I spoke with a mental health professional and talked about even my own feelings of isolation. I'm not able to connect with anyone because I live alone, and that's hard. I'm running the city, but I have to deal with my mental health, and what does that mean? How do you deal with it? How do we make sure that people are going to be okay? All I can think about is, "What would I want my mayor to do? How would I want my mayor to make me feel as a citizen of the city so that I can know with confidence that we're going to be okay?" That's what I try to do every day, reassure the people of this city.

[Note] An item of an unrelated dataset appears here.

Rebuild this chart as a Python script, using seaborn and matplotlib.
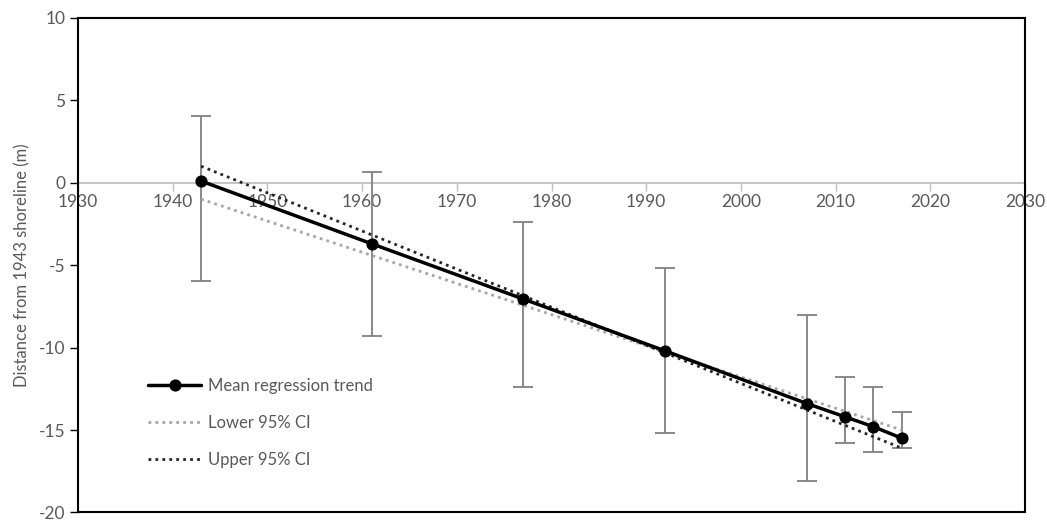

Because I'm a spiritual person, not only do I pray, but I also meditate. I feel like this is a moment to pause and to reflect, but to not allow it to consume you in a negative way. Try to stay focused, try to stay prayerful, look to the good people in your life and maintain and enhance those relationships. Be good to other people, even when they're not necessarily good to you. Do what you can to get yourself and your family and the people you care about through this in a positive way because this too shall pass.
The kindness of folks is really coming out. I got a note from a neighbor that said if I needed anything, someone to talk to, somebody to run errands, "Here's my number, here's my email, call me." Let's keep that going. Let's look for the good in this experience.
This interview has been edited and condensed for clarity.